REQUIRED WORK: Your copy should hold exactly the lines from the one containing "Clone this diagram in TikZ." to the one containing "(title) at (-1,4)", inclusive, with no pictures.

Dataset entries
## BEGIN

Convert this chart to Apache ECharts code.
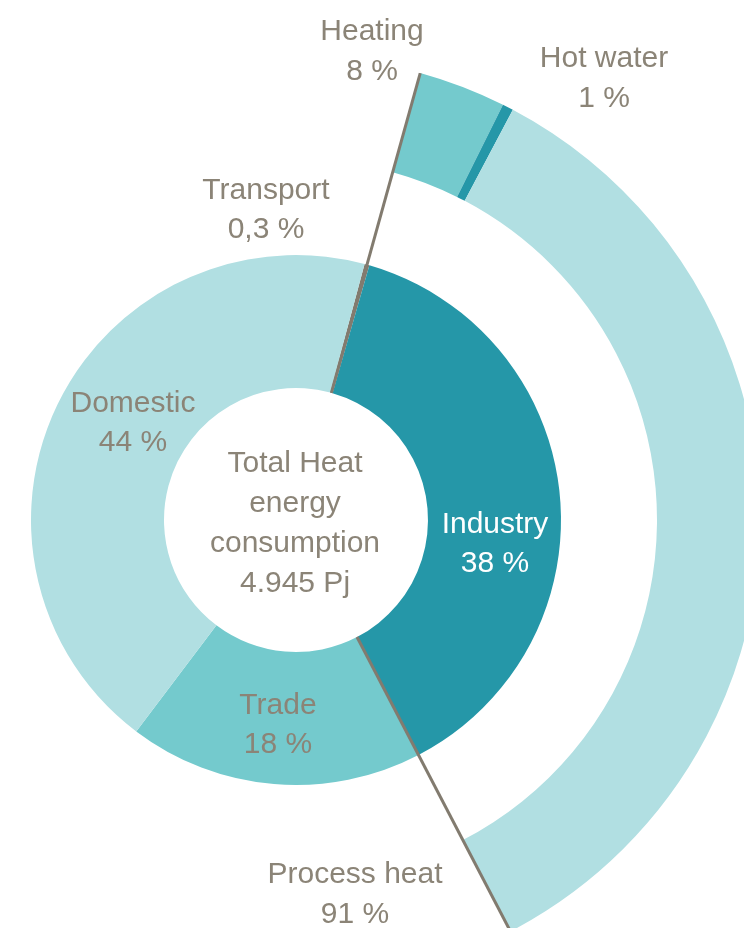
<!DOCTYPE html>
<html>
<head>
<meta charset="utf-8">
<style>
  html, body { margin: 0; padding: 0; background: #ffffff; }
  #chart { width: 744px; height: 928px; }
</style>
<script src="https://cdn.jsdelivr.net/npm/echarts@6/dist/echarts.min.js"></script>
</head>
<body>
<div id="chart"></div>
<script>
// ---- data ----
const innerNames = ['Transport', 'Industry', 'Trade', 'Domestic'];
const innerValues = [0.3, 38, 18, 44];
const outerNames = ['Heating', 'Hot water', 'Process heat'];
const outerValues = [8, 1, 91];
const centerLines = ['Total Heat', 'energy', 'consumption', '4.945 Pj'];

// ---- style / layout ----
const innerColors = ['#827b6f', '#2597a8', '#74cacd', '#b1dfe2'];
const outerColors = ['#74cacd', '#2597a8', '#b1dfe2'];
const innerLabelColors = ['#8b8477', '#ffffff', '#8b8477', '#8b8477'];
const innerLabelPos = [[266, 210], [495, 544], [278, 725], [133, 423]];
const outerLabelPos = [[372, 52], [604, 79], [355, 895]];
const TEXT = '#8b8477';
const LINE = '#827b6f';
const FONT = "'Liberation Sans', Arial, sans-serif";
const CX = 296, CY = 520;
const R_IN0 = 132, R_IN1 = 265, R_OUT0 = 361, R_OUT1 = 464;
const ROT = 15; // degrees clockwise from 12 o'clock where the inner ring starts

const total = innerValues.reduce((a, b) => a + b, 0);
const deg = 360 / total;
const lineA = ROT + innerValues[0] * deg / 2;                 // transport slice
const lineB = ROT + (innerValues[0] + innerValues[1]) * deg;  // end of industry

function fmt(p) {
  return p.name + '\n' + String(p.value).replace('.', ',') + ' %';
}

const chart = echarts.init(document.getElementById('chart'), null, { renderer: 'canvas' });
const option = {
  animation: false,
  backgroundColor: '#ffffff',
  polar: { center: [CX, CY], radius: [0, R_OUT1] },
  radiusAxis: { type: 'value', min: 0, max: R_OUT1, show: false,
    axisLine: { show: false }, axisTick: { show: false }, axisLabel: { show: false }, splitLine: { show: false } },
  angleAxis: { type: 'value', min: 0, max: 360, startAngle: 90, clockwise: true, show: false,
    axisLine: { show: false }, axisTick: { show: false }, axisLabel: { show: false }, splitLine: { show: false } },
  graphic: [{
    type: 'text', x: CX - 1, y: CY + 4, z: 10,
    style: {
      text: centerLines.join('\n'), align: 'center', verticalAlign: 'middle',
      fontSize: 30, lineHeight: 40, fontFamily: FONT, fill: TEXT
    }
  }],
  series: [
    {
      type: 'pie', name: 'inner', silent: true,
      center: [CX, CY], radius: [R_IN0, R_IN1],
      startAngle: 90 - ROT, clockwise: true, avoidLabelOverlap: false,
      itemStyle: { borderWidth: 0 },
      label: { show: true, position: 'inside', rotate: 0, formatter: fmt,
        fontSize: 30, lineHeight: 39, fontFamily: FONT, color: TEXT, align: 'center' },
      labelLine: { show: false },
      labelLayout: p => ({ x: innerLabelPos[p.dataIndex][0], y: innerLabelPos[p.dataIndex][1], align: 'center', verticalAlign: 'middle' }),
      data: innerNames.map((n, i) => ({
        name: n, value: innerValues[i],
        itemStyle: { color: innerColors[i] },
        label: { color: innerLabelColors[i] }
      }))
    },
    {
      type: 'pie', name: 'outer', silent: true,
      center: [CX, CY], radius: [R_OUT0, R_OUT1],
      startAngle: 90 - lineA, endAngle: 90 - lineB, clockwise: true, avoidLabelOverlap: false,
      itemStyle: { borderWidth: 0 },
      label: { show: true, position: 'outside', formatter: fmt,
        fontSize: 30, lineHeight: 40, fontFamily: FONT, color: TEXT, align: 'center' },
      labelLine: { show: false },
      labelLayout: p => ({ x: outerLabelPos[p.dataIndex][0], y: outerLabelPos[p.dataIndex][1], align: 'center', verticalAlign: 'middle' }),
      data: outerNames.map((n, i) => ({
        name: n, value: outerValues[i],
        itemStyle: { color: outerColors[i] }
      }))
    },
    {
      type: 'line', coordinateSystem: 'polar', silent: true, z: 5,
      symbol: 'none', lineStyle: { color: LINE, width: 3 },
      data: [[R_IN0, lineA], [R_OUT1, lineA]]
    },
    {
      type: 'line', coordinateSystem: 'polar', silent: true, z: 5,
      symbol: 'none', lineStyle: { color: LINE, width: 3 },
      data: [[R_IN0, lineB], [R_OUT1 + 10, lineB]]
    }
  ]
};
chart.setOption(option);
</script>
</body>
</html>
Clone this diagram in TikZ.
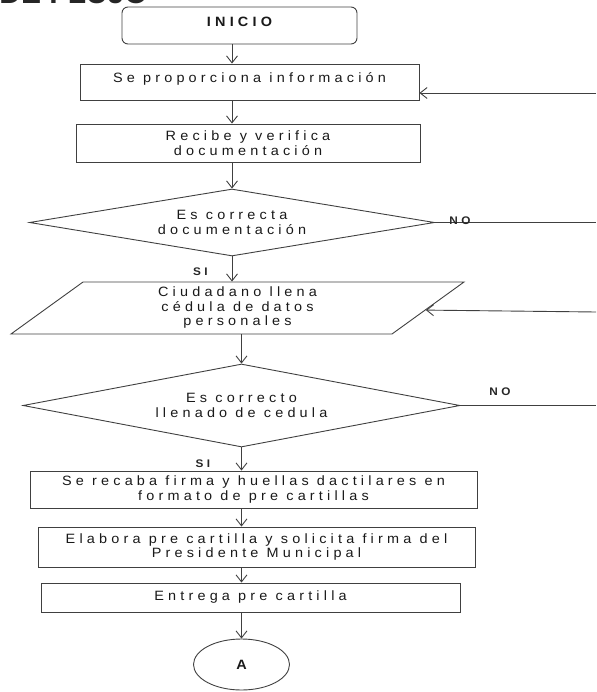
\documentclass[tikz,border=0pt]{standalone}
\usepackage{fontspec}
\setmainfont{Liberation Sans}
\newfontfamily\flowfont{Liberation Sans}[FakeStretch=1.07, LetterSpace=31]
\newfontfamily\titlefont{Liberation Sans}
\usetikzlibrary{shapes.geometric,arrows.meta,positioning}

\def\rightedge{596}

\begin{document}
\begin{tikzpicture}[x=1pt,y=-1pt,draw=black!75,line width=0.9pt,
    >={Straight Barb[length=7pt,width=11pt]}]
    \tikzstyle{txt}=[font=\flowfont\fontsize{13.5}{14.5}\selectfont, text=black!90, align=center, inner sep=0pt]
    \tikzstyle{process}=[txt, rectangle, draw]
    \tikzstyle{start}=[process, rounded corners=6pt]
    \tikzstyle{decision}=[txt, diamond, aspect=5.5, draw]
    \tikzstyle{data}=[txt, trapezium, trapezium left angle=30, trapezium right angle=150,
        trapezium stretches body=true, draw]
    \tikzstyle{connector}=[txt, ellipse, draw]
    \tikzstyle{answer}=[font=\flowfont\fontsize{11}{12}\selectfont\bfseries, text=black!85, inner sep=0pt]

    \useasboundingbox (0,0) rectangle (596,692);

    % Draw the title, cut at the top of the page
    \node[anchor=base west, inner sep=0pt, text=black!85,
        font=\titlefont\fontsize{30}{30}\selectfont\bfseries] (title) at (-1,4) {DE FLUJO};

    % Draw the steps of the chart
    \node[start, minimum width=235, minimum height=37, text depth=8pt] (ini) at (239.5,25.5) {\bfseries INICIO};
    \node[process, minimum width=339, minimum height=36, text depth=8pt] (info) at (249.5,82) {Se proporciona información};
    \node[process, minimum width=344, minimum height=38] (recibe) at (248,143) {Recibe y verifica\\documentación};
    \node[decision, minimum width=405, minimum height=67] (doc) at (232,222.5) {Es correcta\\documentación};
    \node[data, minimum width=453, minimum height=52] (cedula) at (237.5,308) {Ciudadano llena\\cédula de datos\\personales};
    \node[decision, minimum width=437, minimum height=83] (llenado) at (241.5,405.5) {Es correcto\\llenado de cedula};
    \node[process, minimum width=447, minimum height=37] (huellas) at (253.5,489.5) {Se recaba firma y huellas dactilares en\\formato de pre cartillas};
    \node[process, minimum width=437, minimum height=40] (elabora) at (256.5,547) {Elabora pre cartilla y solicita firma del\\Presidente Municipal};
    \node[process, minimum width=419, minimum height=29] (entrega) at (250.5,597.5) {Entrega pre cartilla};
    \node[connector, minimum width=96, minimum height=51] (A) at (241.5,664.5) {\bfseries A};

    % Connect the steps
    \draw[->] (doc.north |- ini.south) -- (doc.north |- info.north);
    \draw[->] (doc.north |- info.south) -- (doc.north |- recibe.north);
    \draw[->] (doc.north |- recibe.south) -- (doc.north);
    \draw[->] (doc.south) -- (doc.south |- cedula.north);
    \draw[->] (llenado.north |- cedula.south) -- (llenado.north);
    \foreach \source/\dest in {llenado/huellas, huellas/elabora, elabora/entrega, entrega/A}
        \draw[->] (llenado.south |- \source.south) -- (llenado.south |- \dest.north);

    % Lines coming back from the right
    \coordinate (ret1) at (\rightedge,93);
    \coordinate (ret2) at (\rightedge,312);
    \draw[->] (ret1) -- (ret1 -| info.east);
    \draw[->] (ret2) -- (cedula);
    \draw (doc.east) -- (doc.east -| ret1);
    \draw (llenado.east) -- (llenado.east -| ret1);

    % Annotate the decisions
    \node[answer] (no1) at (460,221) {NO};
    \node[answer] (si1) at (200.5,272) {SI};
    \node[answer] (no2) at (500,392) {NO};
    \node[answer] (si2) at (203,464) {SI};
\end{tikzpicture}
\end{document}
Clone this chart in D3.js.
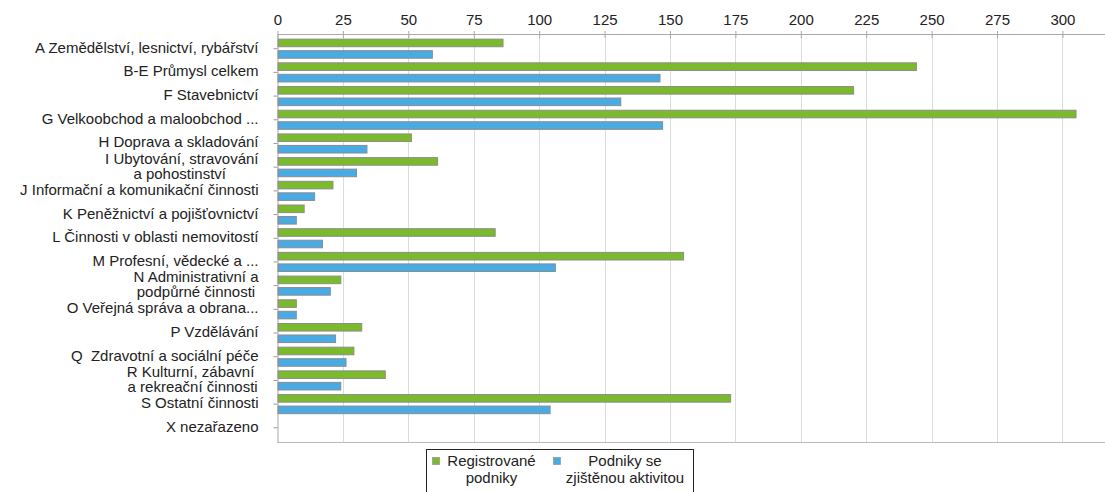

## END

RESULT FOR THIS TASK:
Clone this diagram in TikZ.
\documentclass[tikz,border=0pt]{standalone}
\usepackage{fontspec}
\setmainfont{Liberation Sans}
\newfontfamily\flowfont{Liberation Sans}[FakeStretch=1.07, LetterSpace=31]
\newfontfamily\titlefont{Liberation Sans}
\usetikzlibrary{shapes.geometric,arrows.meta,positioning}

\def\rightedge{596}

\begin{document}
\begin{tikzpicture}[x=1pt,y=-1pt,draw=black!75,line width=0.9pt,
    >={Straight Barb[length=7pt,width=11pt]}]
    \tikzstyle{txt}=[font=\flowfont\fontsize{13.5}{14.5}\selectfont, text=black!90, align=center, inner sep=0pt]
    \tikzstyle{process}=[txt, rectangle, draw]
    \tikzstyle{start}=[process, rounded corners=6pt]
    \tikzstyle{decision}=[txt, diamond, aspect=5.5, draw]
    \tikzstyle{data}=[txt, trapezium, trapezium left angle=30, trapezium right angle=150,
        trapezium stretches body=true, draw]
    \tikzstyle{connector}=[txt, ellipse, draw]
    \tikzstyle{answer}=[font=\flowfont\fontsize{11}{12}\selectfont\bfseries, text=black!85, inner sep=0pt]

    \useasboundingbox (0,0) rectangle (596,692);

    % Draw the title, cut at the top of the page
    \node[anchor=base west, inner sep=0pt, text=black!85,
        font=\titlefont\fontsize{30}{30}\selectfont\bfseries] (title) at (-1,4) {DE FLUJO};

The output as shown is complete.